A consumption tax, however, does not penalize savings because income from capital is not taxed.  This can be demonstrated by returning to our simple example of an individual that earns wages of $100.  If the individual saves the $100 at an annual yield of ten percent, he will have $110 at the end of one year.  The individual has ten percent more available for consumption by saving for one year.  If a 40 percent tax is introduced on consumption (in reality, because consumption is smaller than income, a higher tax may be needed under a consumption tax system relative to an income tax system), then the individual has $60 to spend or can save the entire $100.  If the individual saves the $100 for one year with an annual yield of ten percent, the individual will have $110 at the end of that time.  If the individual decides to consume it at the end of one year, the individual will have $66 ($110 less tax of $44) available to consume.  The individual still has ten percent more available for consumption by saving for one year even with a 40 percent tax on consumption.  As a result, assuming constant tax rates, a consumption tax does not discriminate between consumption and savings.  In other words, a consumption tax is neutral as between immediate consumption and future consumption. 

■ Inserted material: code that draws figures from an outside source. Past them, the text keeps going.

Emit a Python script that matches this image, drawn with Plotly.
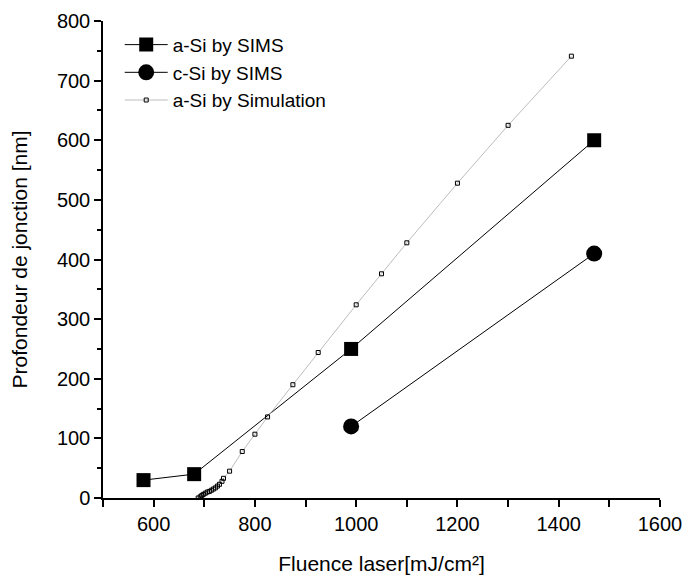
import plotly.graph_objects as go

# a-Si by SIMS
asi_sims_x = [580, 680, 990, 1470]
asi_sims_y = [30, 40, 250, 600]

# c-Si by SIMS
csi_sims_x = [990, 1470]
csi_sims_y = [120, 410]

# a-Si by Simulation
asi_sim_x = [688, 692, 695, 698, 702, 706, 710, 714, 718, 722, 726, 730, 735, 738,
             750, 775, 800, 825, 875, 925, 1000, 1050, 1100, 1200, 1300, 1425]
asi_sim_y = [0, 2, 4, 6, 8, 10, 11, 13, 15, 17, 20, 23, 28, 33,
             45, 78, 107, 136, 190, 244, 324, 376, 428, 528, 625, 741]

x_tickvals = [500, 600, 700, 800, 900, 1000, 1100, 1200, 1300, 1400, 1500, 1600]
x_ticktext = ["", "600", "", "800", "", "1000", "", "1200", "", "1400", "", "1600"]
y_tickvals = [0, 100, 200, 300, 400, 500, 600, 700, 800]

font_family = "Liberation Sans, Arial, sans-serif"

fig = go.Figure()
fig.add_trace(go.Scatter(
    x=asi_sims_x, y=asi_sims_y, name="a-Si by SIMS", mode="lines+markers",
    line=dict(color="black", width=1),
    marker=dict(symbol="square", size=14, color="black"),
))
fig.add_trace(go.Scatter(
    x=csi_sims_x, y=csi_sims_y, name="c-Si by SIMS", mode="lines+markers",
    line=dict(color="black", width=1),
    marker=dict(symbol="circle", size=16, color="black"),
))
fig.add_trace(go.Scatter(
    x=asi_sim_x, y=asi_sim_y, name="a-Si by Simulation", mode="lines+markers",
    line=dict(color="#bdbdbd", width=1),
    marker=dict(symbol="square-open", size=4, color="black", line=dict(width=1)),
))

fig.update_layout(
    width=688, height=579,
    margin=dict(l=103, r=28, t=21, b=81),
    paper_bgcolor="white", plot_bgcolor="white",
    font=dict(family=font_family, size=20, color="black"),
    showlegend=True,
    legend=dict(x=0.03, y=0.99, xanchor="left", yanchor="top",
                bgcolor="rgba(0,0,0,0)", font=dict(size=19),
                itemwidth=43, tracegroupgap=0),
    xaxis=dict(
        range=[500, 1600], showgrid=False, zeroline=False, automargin=False,
        showline=True, linecolor="black", linewidth=1.5,
        ticks="outside", ticklen=7, tickwidth=1.5, tickcolor="black",
        tickvals=x_tickvals, ticktext=x_ticktext,
        tickfont=dict(size=20),
        title=dict(text="Fluence laser[mJ/cm²]", font=dict(size=21), standoff=23),
    ),
    yaxis=dict(
        range=[0, 800], showgrid=False, zeroline=False, automargin=False,
        showline=True, linecolor="black", linewidth=1.5,
        ticks="outside", ticklen=7, tickwidth=1.5, tickcolor="black",
        tickvals=y_tickvals,
        minor=dict(dtick=50, ticks="outside", ticklen=4, tickwidth=1.5, tickcolor="black"),
        tickfont=dict(size=20),
        title=dict(text="Profondeur de jonction [nm]", font=dict(size=21), standoff=24),
    ),
)

fig.write_html("out.html")
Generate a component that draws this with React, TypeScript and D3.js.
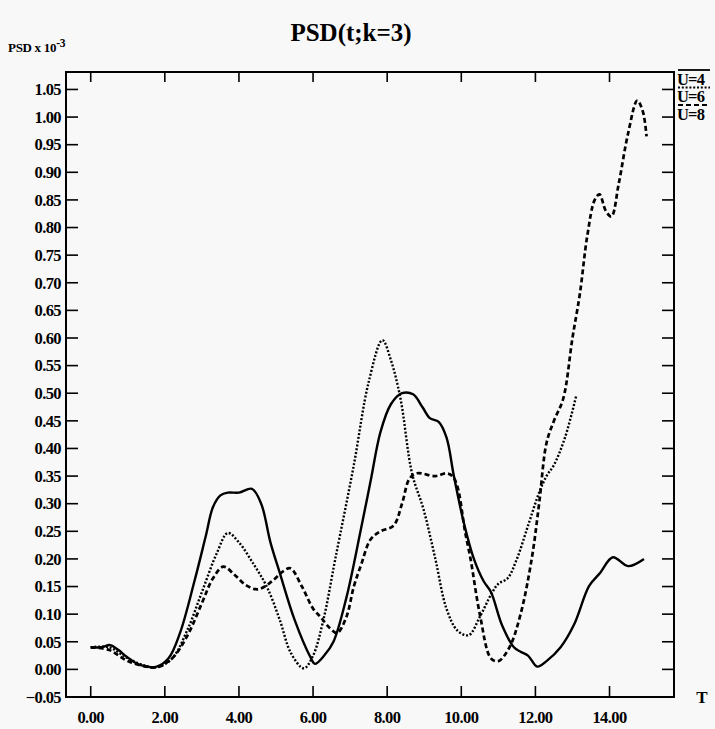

An extensive body of literature has developed over the years in which economists have attempted to estimate the economic gains that result from the economic efficiency of a consumption-based tax system.  In sampling the literature on the potential economic growth from tax reform, one of the most often-cited studies is contained in a 2001 paper by David Altig, Alan J. Auerbach, Lawrence J. Kotlikoff, Kent A. Smetters and Jan Walliser.   The authors conduct a study simulating five different tax reform proposals, including four consumption tax proposals.  They estimate long-run output gains of 1.9 percent to 9.4 for the four consumption tax proposals.  In 2005, the President’s Advisory Panel on Tax Reform issued its report, which included discussion of a Progressive Consumption Tax Plan.  The Treasury Department, using three different models, suggested long-run output gains of two to six percent for the Progressive Consumption Tax Plan.  As the President’s Advisory Panel noted: “While the studies [of consumption tax plans] produce different estimates of how taxing consumption rather than income would affect economic growth, virtually all such studies suggest that the long-run level of national income would be higher.”